Here, administrators post items they judge as worthy of sharing with the entire Lost Melbourne membership. This includes reposting selected member-generated posts, which then become visible to a much larger group – as seen in the 163 ‘likes’ generated in 14 hours by the Lanes Motors repost, and the 267 ‘likes’ in 18 hours of the Windsor building repost. Some topics generated more active responses in the form of written comments, as opposed to ‘likes’. The Lanes Motors repost attracted ten comments, mostly related to old cars, whereas the Windsor building repost attracted six comments even though it had received many more ‘likes’. A communal impulse can be gleaned from many comments: members are keen to share their histories (often in response to posts that are only partially related), to assist others in searches for information, and to offer information on posted items.

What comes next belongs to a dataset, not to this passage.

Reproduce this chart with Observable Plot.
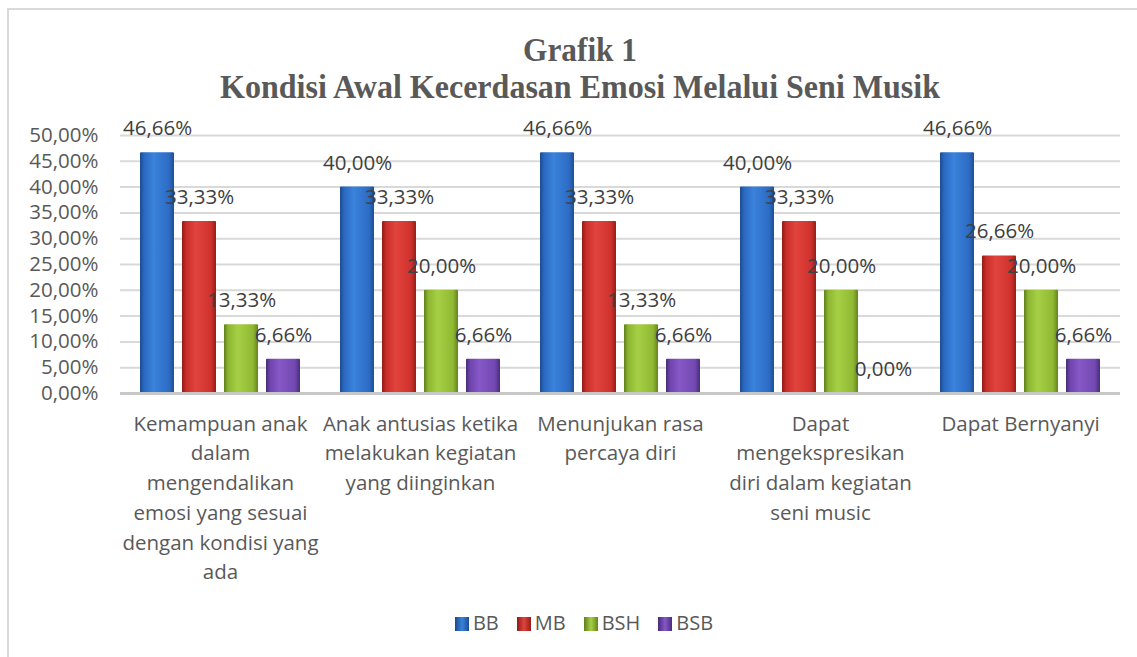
<!DOCTYPE html>
<html>
<head>
<meta charset="utf-8">
<script src="https://cdn.jsdelivr.net/npm/d3@7"></script>
<script src="https://cdn.jsdelivr.net/npm/@observablehq/plot@0.6"></script>
<style>
  html, body { margin: 0; padding: 0; background: #fff; width: 1137px; height: 657px; overflow: hidden; }
  body { position: relative; font-family: "Open Sans", sans-serif; }
  #frame { position: absolute; left: 7px; top: 8px; width: 1300px; height: 800px; border: 2px solid #d9d9d9; box-sizing: border-box; }
  #title { position: absolute; top: 32px; left: 0; width: 1160px; text-align: center; font-family: "Liberation Serif", serif; font-weight: bold; font-size: 33px; line-height: 37px; color: #595959; }
  #title span { display: inline-block; white-space: nowrap; transform-origin: center; }
  #chart { position: absolute; left: 0; top: 100px; }
  #legend { position: absolute; top: 609px; left: 0; width: 1168px; text-align: center; font-size: 20px; line-height: 28px; color: #595959; }
  #legend .item { display: inline-block; margin: 0 9px; }
  #legend .sw { display: inline-block; width: 14px; height: 14px; margin-right: 4px; vertical-align: -1px; }
</style>
</head>
<body>
<div id="frame"></div>
<div id="title"><span id="t1">Grafik 1</span><br><span id="t2">Kondisi Awal Kecerdasan Emosi Melalui Seni Musik</span></div>
<div id="chart"></div>
<div id="legend"></div>
<script>
const categories = [
  "Kemampuan anak\ndalam\nmengendalikan\nemosi yang sesuai\ndengan kondisi yang\nada",
  "Anak antusias ketika\nmelakukan kegiatan\nyang diinginkan",
  "Menunjukan rasa\npercaya diri",
  "Dapat\nmengekspresikan\ndiri dalam kegiatan\nseni music",
  "Dapat Bernyanyi"
];
const series = ["BB", "MB", "BSH", "BSB"];
const BB  = [46.66, 40.00, 46.66, 40.00, 46.66];
const MB  = [33.33, 33.33, 33.33, 33.33, 26.66];
const BSH = [13.33, 20.00, 13.33, 20.00, 20.00];
const BSB = [6.66, 6.66, 6.66, 0.00, 6.66];
const yTicks = [0, 5, 10, 15, 20, 25, 30, 35, 40, 45, 50];

const gradStops = {
  BB:  ["#1b4a8f", "#2a69c0", "#3a82dc", "#2d6cc4", "#1d4f96"],
  MB:  ["#8f1b17", "#c92d28", "#e0443d", "#cf322c", "#951d19"],
  BSH: ["#5f7f1a", "#8cb532", "#a6d044", "#90b934", "#64841c"],
  BSB: ["#472a78", "#6f45ad", "#8658c8", "#7248b1", "#4b2d7e"]
};

const fmt = v => v.toFixed(2).replace(".", ",") + "%";
const allValues = [BB, MB, BSH, BSB];
const data = [];
categories.forEach((c, i) => series.forEach((s, j) => data.push({cat: c, series: s, value: allValues[j][i]})));

const W = 1137, H = 500;
const chart = Plot.plot({
  width: W,
  height: H,
  marginTop: 35,
  marginBottom: 207,
  marginLeft: 119,
  marginRight: 16,
  style: {fontFamily: "Open Sans", fontSize: "20px", color: "#595959", background: "transparent", overflow: "visible"},
  fx: {domain: categories, padding: 0, label: null},
  x: {domain: series, paddingInner: 0.186, paddingOuter: 0.42, axis: null},
  y: {domain: [0, 50], label: null},
  color: {domain: series, range: series.map(s => `url(#g-${s})`)},
  marks: [
    Plot.gridY(yTicks, {stroke: "#d9d9d9", strokeOpacity: 1, strokeWidth: 2}),
    Plot.axisY(yTicks, {tickSize: 0, tickPadding: 22, tickFormat: fmt, fontSize: 20.5, label: null}),
    Plot.axisFx({anchor: "bottom", tickSize: 0, tickPadding: 16, fontSize: 20.5, lineHeight: 1.45, label: null, lineAnchor: "top"}),
    Plot.barY(data, {fx: "cat", x: "series", y: "value", fill: "series", rx: 1}),
    Plot.ruleY([0], {stroke: "#c8c8c8", strokeWidth: 3}),
    Plot.text(data, {fx: "cat", x: "series", y: "value", text: d => fmt(d.value), dy: -24, fill: "#404040", fontSize: 20.5})
  ]
});

// gradients for cylinder-like bar shading
const svg = d3.select(chart.tagName === "svg" ? chart : chart.querySelector("svg"));
const defs = svg.insert("defs", ":first-child");
series.forEach(s => {
  const g = defs.append("linearGradient").attr("id", `g-${s}`).attr("x1", "0").attr("x2", "1").attr("y1", "0").attr("y2", "0");
  const offs = [0, 0.12, 0.4, 0.85, 1];
  gradStops[s].forEach((c, k) => g.append("stop").attr("offset", offs[k]).attr("stop-color", c));
});
document.getElementById("chart").appendChild(chart);

// legend
const legend = d3.select("#legend");
series.forEach((s, j) => {
  const it = legend.append("span").attr("class", "item");
  it.append("span").attr("class", "sw").style("background", `linear-gradient(90deg, ${gradStops[s][0]}, ${gradStops[s][2]}, ${gradStops[s][4]})`);
  it.append("span").text(s);
});

// fit the title lines to the reference's condensed widths
const fit = (id, target) => {
  const el = document.getElementById(id);
  el.style.transform = `scaleX(${target / el.getBoundingClientRect().width})`;
};
fit("t2", 720);
fit("t1", 114);
</script>
</body>
</html>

Our preliminary exploration has revealed to us that potential exists for a more detailed analysis of such interactions, for examining both online and offline identities of posters, as well as for tracing the movement of posted content through social media systems.

Tactics of Continuity

The interactions above can be seen as emblematic of technology-enabled tactics for connecting with a sense of shared history, even if it does sometimes take the form of nostalgie de la boue, or memory with the pain taken out (Crinson, 2005, p. xii). The theme of grappling for a lost or elusive past can be observed in popular culture more generally, with Derrida’s 1993 ‘hauntology’ concept repurposed in music criticism to describe a preoccupation with the aesthetics of a ghostly pseudo-past that signals the sense of history ending, of a time seriously out of joint (Gallix, 2011). As Mark Crinson (2005) puts it in his discussion of urban memory:

The past is everywhere and it is nowhere. We seem at times overwhelmed by the oceanic feeling of a limitless archive, of which the city is the most physical example and the ‘memory’ of our computers is the most ethereal yet the most trusted, and at others afflicted by a fear that the material traces of the past might be swept away, taking memory with them. (p. ix)

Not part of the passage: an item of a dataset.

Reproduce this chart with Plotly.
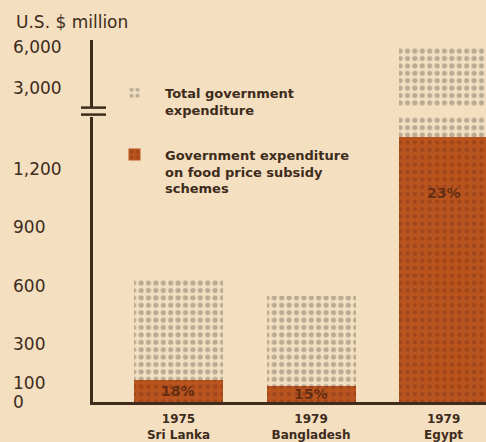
import plotly.graph_objects as go

# Government expenditure, U.S. $ million
years = ["1975", "1979", "1979"]
countries = ["Sri Lanka", "Bangladesh", "Egypt"]
total_expenditure = [630, 550, 5950]
subsidy_share = [0.18, 0.15, 0.23]

lower_ticks = [0, 100, 300, 600, 900, 1200]
upper_ticks = [3000, 6000]

categories = [f"{y}<br>{c}" for y, c in zip(years, countries)]
subsidy_expenditure = [t * s for t, s in zip(total_expenditure, subsidy_share)]
share_text = [f"{round(s * 100)}%" for s in subsidy_share]

BG = "#f4dfc0"
INK = "#3d2c1c"
ORANGE = "#ba541e"
ORANGE_DOT = "#a0461a"
GREY_DOT = "#b9aa94"

W, H = 486, 442
ML, MR, MT, MB = 12, 0, 40, 38
PW, PH = W - ML - MR, H - MT - MB
AXIS_X = 93
X_AXIS_Y = H - MB


def px_x(px):
    return (px - ML) / PW


def px_y(py):
    return (X_AXIS_Y - py) / PH


lower_dom = [0, px_y(117)]
upper_dom = [px_y(107), 1]
lower_range = [0, (X_AXIS_Y - 117) / 0.195]
upper_range = [1610, 6512]

bar_w = 0.672
total_marker = dict(
    color=BG,
    line=dict(width=0),
    pattern=dict(shape=".", fgcolor=GREY_DOT, bgcolor=BG, size=7.4,
                 solidity=0.38, fillmode="replace"),
)
subsidy_marker = dict(
    color=ORANGE,
    line=dict(width=0),
    pattern=dict(shape=".", fgcolor=ORANGE_DOT, bgcolor=ORANGE, size=7.4,
                 solidity=0.3, fillmode="replace"),
)

fig = go.Figure()
for yax, show in (("y", True), ("y2", False)):
    fig.add_trace(go.Bar(
        x=categories, y=total_expenditure, width=bar_w, yaxis=yax,
        name="Total government<br>expenditure", legendgroup="total",
        showlegend=show, marker=total_marker, hoverinfo="skip",
    ))
    fig.add_trace(go.Bar(
        x=categories, y=subsidy_expenditure, width=bar_w, yaxis=yax,
        name="Government expenditure<br>on food price subsidy<br>schemes",
        legendgroup="subsidy", showlegend=show, marker=subsidy_marker,
        hoverinfo="skip",
    ))

# carriers for the left-aligned value labels
for yax, rng in (("y3", lower_range), ("y4", upper_range)):
    fig.add_trace(go.Scatter(
        x=[categories[0]], y=[rng[1]], yaxis=yax, mode="markers",
        marker=dict(opacity=0), showlegend=False, hoverinfo="skip",
    ))

tick_font = dict(family="DejaVu Sans", size=17, color=INK)
bold = dict(family="DejaVu Sans", weight="bold", color=INK)

fig.update_layout(
    width=W, height=H,
    margin=dict(l=ML, r=MR, t=MT, b=MB, pad=0),
    paper_bgcolor=BG, plot_bgcolor=BG,
    barmode="overlay", bargap=0,
    showlegend=True,
    legend=dict(
        x=px_x(104), y=px_y(78), xanchor="left", yanchor="top",
        bgcolor="rgba(0,0,0,0)", borderwidth=0,
        font=dict(size=13, **bold), itemwidth=51, valign="top",
        tracegroupgap=25, traceorder="grouped",
        itemclick=False, itemdoubleclick=False,
    ),
    xaxis=dict(
        domain=[px_x(AXIS_X), 1], range=[-0.645, 2.32], type="category",
        anchor="y", showline=True, linecolor=INK, linewidth=3,
        showgrid=False, zeroline=False, ticks="",
        tickfont=dict(size=12, **bold), ticklabelstandoff=4,
    ),
    yaxis=dict(
        domain=lower_dom, range=lower_range, anchor="x",
        showline=True, linecolor=INK, linewidth=3,
        showgrid=False, zeroline=False, ticks="", showticklabels=False,
    ),
    yaxis2=dict(
        domain=upper_dom, range=upper_range, anchor="x",
        showline=True, linecolor=INK, linewidth=3,
        showgrid=False, zeroline=False, ticks="", showticklabels=False,
    ),
    yaxis3=dict(
        overlaying="y", range=lower_range, side="right", anchor="free",
        position=0, showline=False, showgrid=False, zeroline=False,
        ticks="", tickvals=lower_ticks, tickformat=",", tickfont=tick_font,
    ),
    yaxis4=dict(
        overlaying="y2", range=upper_range, side="right", anchor="free",
        position=0, showline=False, showgrid=False, zeroline=False,
        ticks="", tickvals=upper_ticks, tickformat=",", tickfont=tick_font,
    ),
)

# unit label above the value axis
fig.add_annotation(
    text="U.S. $ million", xref="paper", yref="paper",
    x=px_x(14), y=px_y(22), xanchor="left", yanchor="middle",
    showarrow=False, font=dict(family="DejaVu Sans", size=17, color=INK),
)

# share of total spent on food subsidies, printed inside the orange bars
for cat, sub, txt in zip(categories, subsidy_expenditure, share_text):
    fig.add_annotation(
        text=txt, x=cat, y=max(sub / 2, sub - 290), xref="x", yref="y",
        showarrow=False, yanchor="middle",
        font=dict(family="DejaVu Sans", size=14, weight="bold",
                  color="rgba(70,32,16,0.72)"),
    )

# axis-break marks on the value axis
for py in (108, 115):
    fig.add_shape(
        type="line", xref="paper", yref="paper",
        x0=px_x(81), x1=px_x(106), y0=px_y(py), y1=px_y(py),
        line=dict(color=INK, width=2.5),
    )

fig.write_html("out.html")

Lost Melbourne can be seen as a digital form of Pierre Nora’s lieux de mémoire, or sites of memory, created in compensation for the ‘crisis of memory’ and loss of communal continuity that typifies our age (Crinson, 2005, p. xv). It can be seen as the expression of a desire not only to make sense of one’s life, but to have one’s experience and memory validated by others. It deploys a shared form of narrative meaning-making in order to maintain a coherent sense of self in the face of the fragmentation of modern existence (Ricoeur, 1990).

For Nora (1989), memory is a lived experience closely connected to community. It is interesting then that some theorists see the internet as heralding the return of aspects of oral culture such as its conversationality and directness (Snowden, 1999). Still, there are differences. Lost Melbourne’s rapidly growing membership might be called a community of interest, but to us it looks closer to network sociality. This might not be what Nora had in mind, but it is a substitute suited to our times, a form of compensation perhaps.

This raises interesting methodological considerations. As digital ethnographers how do we study these emergent and networked socialities? Clearly there are connections to offline amateur and local history societies as well as to traditional custodians of archival materials such as libraries and museums.  The relationships between formal and informal ‘messy’ archives (Cresswell, 2012) have become fluid as well as mobile through the affordances of social media. We suggest that digital ethnography invites us to rethink the materiality and movement of archival artefacts as well as the networked socialities these artefacts generate. In this paper we have presented our experience of Lost Melbourne through a content analysis of a 24-hour snapshot. The next step would be to extend our research into the offline world to further explore the connections between formal and informal archives, as well as the people who interact with them.